Monday, August 19, 2013

Reeling Backward: "Rio Bravo" (1959)

One of the few things I disliked about studying cinema at New York University was the constant politicization of movies. As a student I was frequently bombarded with articles and professor lectures that shoehorned a political interpretation onto a movie that I didn't feel belonged there.

It wasn't just that these analyses nearly always came from a leftist perspective -- and by "nearly always," I mean 100% of the time -- while I swing to the right. It was the fact that films that were avowedly unpolitical still got this treatment. So you'd read something about action movies of the '80s and how they reflected a fascist, Reaganite mindset.

I thought it largely bull, and simply set most of it aside in my thinking about film.

It's hard not to place a political slant on 1959's "Rio Bravo," however, since John Wayne, director Howard Hawks and others involved in the production have explicitly described it as a conservative response to "High Noon," which they considered a bunch of pinko Hollywood claptrap.
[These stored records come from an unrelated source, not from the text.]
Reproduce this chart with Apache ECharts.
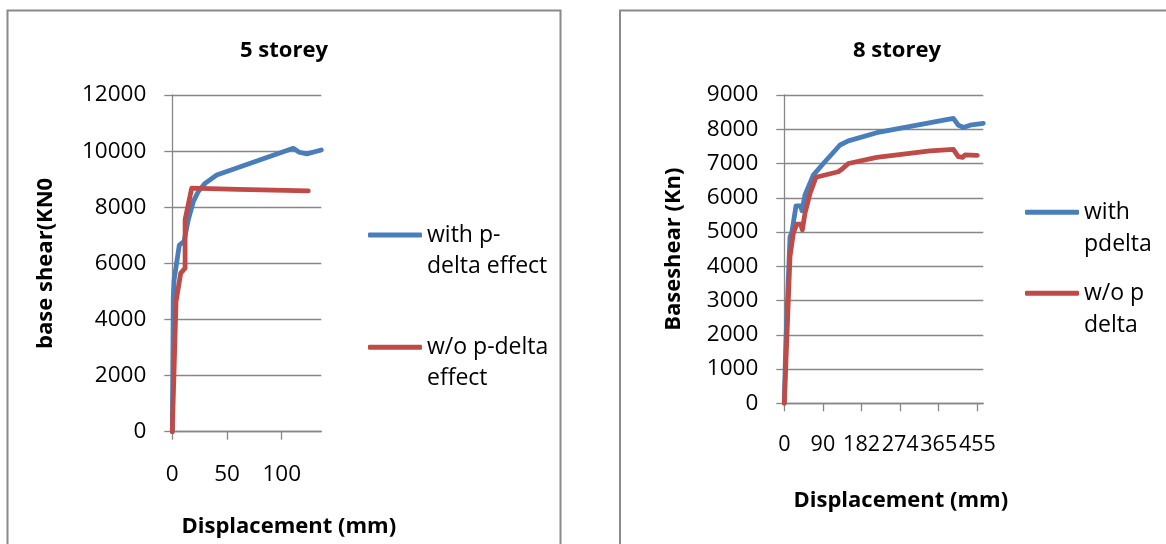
<!DOCTYPE html>
<html><head><meta charset="utf-8">
<script src="https://cdn.jsdelivr.net/npm/echarts@6/dist/echarts.min.js"></script>
<style>html,body{margin:0;padding:0;background:#fff;overflow:hidden}#c{width:1166px;height:544px}</style>
</head><body><div id="c"></div>
<script>
// ---------- 5 storey ----------
const s5Title = '5 storey';
const s5SeriesNames = ['with p-delta effect', 'w/o p-delta effect'];
const s5LegendLabels = ['with p-\ndelta effect', 'w/o p-delta\neffect'];
const s5WithX = [0, 0.9, 1.6, 6.4, 10.7, 14.6, 19.2, 23.8, 29.9, 40.6, 110.6, 116, 123, 136.2];
const s5WithY = [0, 4800, 5400, 6650, 6780, 7550, 8200, 8560, 8850, 9150, 10100, 9960, 9900, 10040];
const s5WoX = [0, 3.4, 7.7, 11.7, 11.7, 17.7, 60, 124.3];
const s5WoY = [0, 4640, 5650, 5830, 7550, 8680, 8640, 8580];
const s5XTicks = [0, 50, 100];
const s5XTickLabels = ['0', '50', '100'];
const s5XName = 'Displacement (mm)';
const s5YName = 'base shear(KN0';

// ---------- 8 storey ----------
const s8Title = '8 storey';
const s8SeriesNames = ['with pdelta', 'w/o p delta'];
const s8LegendLabels = ['with\npdelta', 'w/o p\ndelta'];
const s8WithX = [0, 3.3, 13.4, 17.4, 27.6, 38.6, 41.7, 48.8, 68.4, 92, 131.3, 151, 217.8, 398.4, 410, 422, 437.8, 469];
const s8WithY = [0, 1650, 4860, 4960, 5760, 5760, 5620, 6080, 6660, 7000, 7540, 7660, 7900, 8320, 8120, 8050, 8120, 8170];
const s8WoX = [0, 13.4, 21.2, 29.2, 38.7, 42.5, 48.8, 60.6, 74.7, 127.3, 135.3, 151, 217.8, 343.5, 398.4, 410, 420.5, 426, 455];
const s8WoY = [0, 4280, 4960, 5230, 5230, 5060, 5550, 6130, 6600, 6760, 6830, 7000, 7180, 7370, 7410, 7200, 7180, 7250, 7240];
const s8XTicks = [0, 91, 182, 273, 364, 455];
const s8XTickLabels = ['0', '90', '182', '274', '365', '455'];
const s8XName = 'Displacement (mm)';
const s8YName = 'Baseshear (Kn)';

const BLUE = '#4A7EBB', RED = '#BE4B48', GRID = '#878787';
const FONT = '"Open Sans", "Noto Sans", sans-serif';

function pairs(xs, ys) { return xs.map((x, i) => [x, ys[i]]); }

const allNames = s5SeriesNames.concat(s8SeriesNames);
const allLabels = s5LegendLabels.concat(s8LegendLabels);

function makeLine(name, xs, ys, color, idx) {
  return {
    name: name, type: 'line', xAxisIndex: idx, yAxisIndex: idx,
    data: pairs(xs, ys), showSymbol: false, symbol: 'none', smooth: false,
    itemStyle: { color: color },
    lineStyle: { color: color, width: 4.8, cap: 'round', join: 'round' },
    emphasis: { disabled: true }, animation: false
  };
}

function xAxis(idx, max, ticks, labels, name, gap, shift, fs) {
  return {
    type: 'value', gridIndex: idx, min: 0, max: max,
    splitLine: { show: false },
    axisLine: { show: true, onZero: false, lineStyle: { color: GRID, width: 1.3 } },
    axisTick: { show: true, inside: false, length: 8, customValues: ticks, lineStyle: { color: GRID, width: 1.3 } },
    axisLabel: {
      customValues: ticks, margin: 31, color: '#000', fontFamily: FONT, fontSize: fs,
      interval: 0, hideOverlap: false, showMinLabel: true, showMaxLabel: true,
      formatter: function (v) { const i = ticks.indexOf(v); return i >= 0 ? labels[i] : ''; }
    },
    name: name, nameLocation: 'middle', nameGap: gap,
    nameTextStyle: { color: '#000', fontFamily: FONT, fontSize: 22, fontWeight: 'bold', padding: [0, 0, 0, shift] }
  };
}

function yAxis(idx, max, interval, name, gap) {
  return {
    type: 'value', gridIndex: idx, min: 0, max: max, interval: interval,
    splitLine: { show: true, lineStyle: { color: GRID, width: 1.3 } },
    axisLine: { show: true, lineStyle: { color: GRID, width: 1.3 } },
    axisTick: { show: true, inside: false, length: 8, lineStyle: { color: GRID, width: 1.3 } },
    axisLabel: { margin: 26, color: '#000', fontFamily: FONT, fontSize: 22.5, formatter: function (v) { return String(v); } },
    name: name, nameLocation: 'middle', nameGap: gap,
    nameTextStyle: { color: '#000', fontFamily: FONT, fontSize: 22, fontWeight: 'bold' }
  };
}

function legend(name, left, top, lh) {
  return {
    data: [name], orient: 'vertical', left: left, top: top, padding: 0,
    icon: 'roundRect', itemWidth: 54, itemHeight: 5, itemGap: 0, selectedMode: false,
    formatter: function (n) { return '\n' + allLabels[allNames.indexOf(n)]; },
    textStyle: { color: '#000', fontFamily: FONT, fontSize: 23, lineHeight: lh }
  };
}

const titleStyle = { color: '#000', fontFamily: FONT, fontSize: 22, fontWeight: 'bold' };

const option = {
  backgroundColor: '#fff',
  animation: false,
  title: [
    { text: s5Title, left: 284, top: 51, textAlign: 'center', textVerticalAlign: 'middle', padding: 0, textStyle: titleStyle },
    { text: s8Title, left: 897, top: 51, textAlign: 'center', textVerticalAlign: 'middle', padding: 0, textStyle: titleStyle }
  ],
  legend: [
    legend(s5SeriesNames[0], 368, 235 - 46.5, 31),
    legend(s5SeriesNames[1], 368, 347.3 - 46.5, 31),
    legend(s8SeriesNames[0], 1025, 212.3 - 48, 32),
    legend(s8SeriesNames[1], 1025, 293.3 - 48, 32)
  ],
  grid: [
    { left: 172.3, top: 95, width: 149, height: 336.7, outerBoundsMode: 'none', containLabel: false },
    { left: 784.3, top: 95, width: 199, height: 308.3, outerBoundsMode: 'none', containLabel: false }
  ],
  xAxis: [
    xAxis(0, 136.2, s5XTicks, s5XTickLabels, s5XName, 84, 84, 22.5),
    xAxis(1, 469, s8XTicks, s8XTickLabels, s8XName, 86, 34, 21.5)
  ],
  yAxis: [
    yAxis(0, 12000, 2000, s5YName, 116),
    yAxis(1, 9000, 1000, s8YName, 100)
  ],
  series: [
    makeLine(s5SeriesNames[0], s5WithX, s5WithY, BLUE, 0),
    makeLine(s5SeriesNames[1], s5WoX, s5WoY, RED, 0),
    makeLine(s8SeriesNames[0], s8WithX, s8WithY, BLUE, 1),
    makeLine(s8SeriesNames[1], s8WoX, s8WoY, RED, 1)
  ],
  graphic: [
    { type: 'rect', shape: { x: 7.5, y: 10.5, width: 553, height: 600 }, style: { fill: 'none', stroke: '#8a8a8a', lineWidth: 2 }, silent: true, z: -1 },
    { type: 'rect', shape: { x: 620, y: 10.5, width: 600, height: 600 }, style: { fill: 'none', stroke: '#8a8a8a', lineWidth: 2 }, silent: true, z: -1 }
  ]
};

const chart = echarts.init(document.getElementById('c'), null, { renderer: 'canvas' });
chart.setOption(option);
</script>
</body></html>
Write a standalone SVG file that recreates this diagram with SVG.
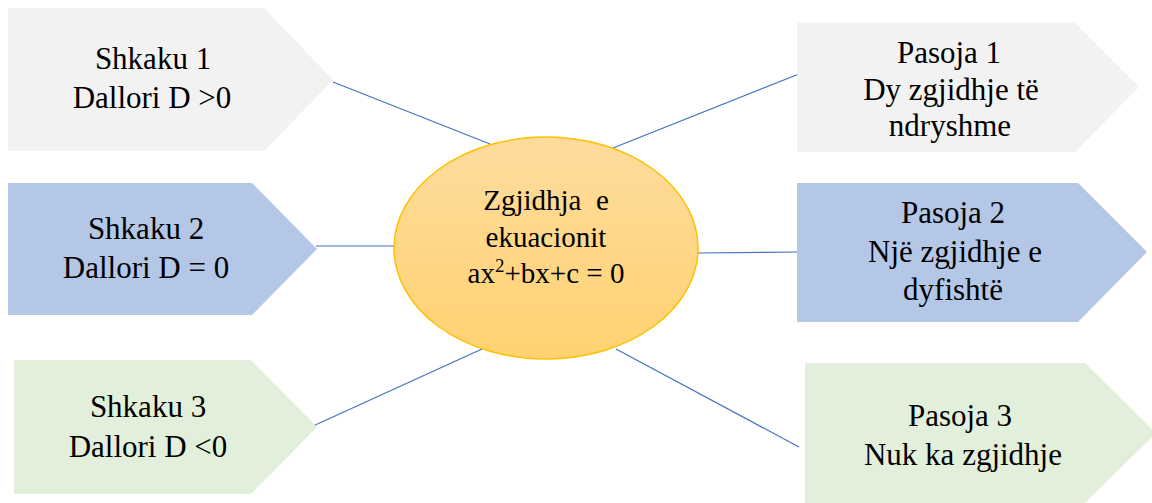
<svg xmlns="http://www.w3.org/2000/svg" width="1152" height="503" viewBox="0 0 1152 503">
<style>
.t{font-size:31px;fill:#000;text-anchor:middle}
.te{font-size:29px;fill:#000;text-anchor:middle}
.gray{fill:#F2F2F2}
.blue{fill:#B4C7E7}
.green{fill:#E2EFDA}
.c{stroke:#4472C4;stroke-width:1.2;fill:none}
</style>
<defs>
<linearGradient id="gold" x1="0" y1="0" x2="0" y2="1">
<stop offset="0" stop-color="#FEDC9E"/>
<stop offset="1" stop-color="#FFD271"/>
</linearGradient>
</defs>
<rect width="1152" height="503" fill="#FFFFFF"/>
<g id="connectors">
<line class="c" x1="333" y1="82" x2="490" y2="144"/>
<line class="c" x1="316" y1="246" x2="396" y2="246"/>
<line class="c" x1="313" y1="426" x2="482" y2="349"/>
<line class="c" x1="613" y1="148" x2="799" y2="74"/>
<line class="c" x1="698" y1="253" x2="797" y2="252"/>
<line class="c" x1="616" y1="349" x2="799" y2="447"/>
</g>
<g font-family="Liberation Serif, Times New Roman, DejaVu Serif, serif">
<g id="shkaku1">
<polygon class="gray" points="8,8 264,8 333,80 264,151 8,151"/>
<text class="t" x="153" y="69">Shkaku 1</text>
<text class="t" x="152" y="108">Dallori D &gt;0</text>
</g>
<g id="shkaku2">
<polygon class="blue" points="8,183 252,183 317,249 252,315 8,315"/>
<text class="t" x="146" y="239">Shkaku 2</text>
<text class="t" x="146" y="278">Dallori D = 0</text>
</g>
<g id="shkaku3">
<polygon class="green" points="14,360 251,360 317,427 251,494 14,494"/>
<text class="t" x="148" y="417">Shkaku 3</text>
<text class="t" x="148" y="457">Dallori D &lt;0</text>
</g>
<g id="pasoja1">
<polygon class="gray" points="797,23 1075,23 1139,87 1075,152 797,152"/>
<text class="t" x="949" y="63">Pasoja 1</text>
<text class="t" x="951" y="100">Dy zgjidhje të</text>
<text class="t" x="950" y="136">ndryshme</text>
</g>
<g id="pasoja2">
<polygon class="blue" points="797,183 1078,183 1147,252 1078,322 797,322"/>
<text class="t" x="953" y="223">Pasoja 2</text>
<text class="t" x="955" y="262">Një zgjidhje e</text>
<text class="t" x="953" y="300">dyfishtë</text>
</g>
<g id="pasoja3">
<polygon class="green" points="805,363 1085,363 1156,433 1085,503 805,503"/>
<text class="t" x="960" y="426">Pasoja 3</text>
<text class="t" x="963" y="465">Nuk ka zgjidhje</text>
</g>
<g id="center">
<ellipse cx="546" cy="248" rx="152" ry="111" fill="url(#gold)" stroke="#FFC000" stroke-width="1.5"/>
<text class="te" x="546" y="210" xml:space="preserve">Zgjidhja  e</text>
<text class="te" x="546" y="247">ekuacionit</text>
<text class="te" x="546" y="283">ax<tspan font-size="19" dy="-11">2</tspan><tspan dy="11">+bx+c = 0</tspan></text>
</g>
</g>
</svg>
Both films have a fairly similar plot, about a lone sheriff standing against a gang of outlaws coming to town. While Gary Cooper's lawman spent most of "High Noon" unsuccessfully trying to recruit local citizens to help him in the coming gunbattle, Wayne's John T. Chance conspicuously avoid asking for assistance. In fact, he gruffly turns down the offer of a blazingly fast gunslinger because the youngster had previously opted not to stick his nose in other people's business -- a move Chance himself had deemed most wise.

I don't think either film is overtly political, but you can read some things from an allegorical standpoint, particularly the individual's relationship to the larger community around him. Both men are respected for upholding the law, but when they become a target of the very forces they're meant to rein in, the townsfolk react in very different ways.

Cooper goes begging for help, and is ostracized. Chance makes it clear that he's willing to handle things more or less on his own, and is flooded with offers of assistance. Some, like Ricky Nelson as the confident whippersnapper Colorado Ryan, offer to help with their guns. Others, like Carlos the saloon owner (Pedro Gonzalez-Gonzalez) or rambling gambler Feathers (Angie Dickinson), come through with moral and logistical support.

For Feathers, that includes the proffering of herself as a sexual plaything for Chance to take or leave as he pleases. It's a strong, sensual turn by Dickinson as a woman who's empowered by her sexuality rather than burdened by it. She may use herself as a sex object, but it's her choice.

Dean Martin has one of his meatier film roles as Dude, Chance's former deputy who turned into a timid drunk after having his heart broken. He wandered back into town a couple of years ago, begging drinks wherever he can get them, even if it is a silver dollar thrown contemptuously into a spittoon by Joe Burdette, the local tough.

In the film's surprisingly dialogue-free opening sequence, Chance kicks the spittoon to keep Dude from debasing himself, and is rewarded by being knocked out cold with a chunk of wood swung from behind. This sets off a fight with Burdette, a bystander is shot and killed, and the rest of the movie is spent waiting for the U.S. marshall to come fetch Joe Burdette for trial, while his rich brother Nathan (John Russell) surrounds the jail with killers hired for a $50 gold coin apiece.

Much of the interaction between Chance and Dude involves the former tutoring the latter in the ways of manliness. At one later point, after Dude has sobered and taken up the badge again, another gunman repeats the dollar-in-the-spittoon joke. Dude, having successfully killed the man on the balcony who had the drop on him, is content to leave it at that, with his reputation restored. But Chance reminds him about the fellow throwing the coin, and Dude makes the man grovel for his impertinence.

Back at the jail is Stumpy, the cantankerous old deputy with a screechy voice and a hitch in his giddyup, played by the veteran character actor Walter Brennan. He's the sort of crusty-yet-sentimental creature who often populates the background of Westerns.

Longtime Wayne co-conspirator Ward Bond is around for a few minutes in the early going, as an old friend of Chance who is a little too vocal about the people needing to lend the sheriff a hand. For his trouble he's gunned down in the street by a Burdette assassin.

At nearly 2½ hours, "Rio Bravo" is notable for its languid pace without ever feeling like it's treading water. Screenwriters Leigh Brackett and Jules Furthman delivered a comfortable, naturalistic script based on a short story by B.H. McCampbell.

There's a lot of scenes that basically consist of just a bunch of guys hanging around the jail, talking, drinking and even singing -- Martin and Nelson team up for a particularly pleasing rendition of "My Rifle, Pony and Me."

As much as I try, it's hard for me to dismiss -- or embrace -- "Rio Bravo" as a "conservative" Western. You could make the argument that the genre naturally lends itself to an emphasis on individualism, which is the historic domain of right-wing thinkers.

But even if John Wayne & Co. set out to make a conservative repudiation of "High Noon," it's difficult to see it as anything more than a well-made, engaging Western that stands sturdy on its own two boots -- politics be damned.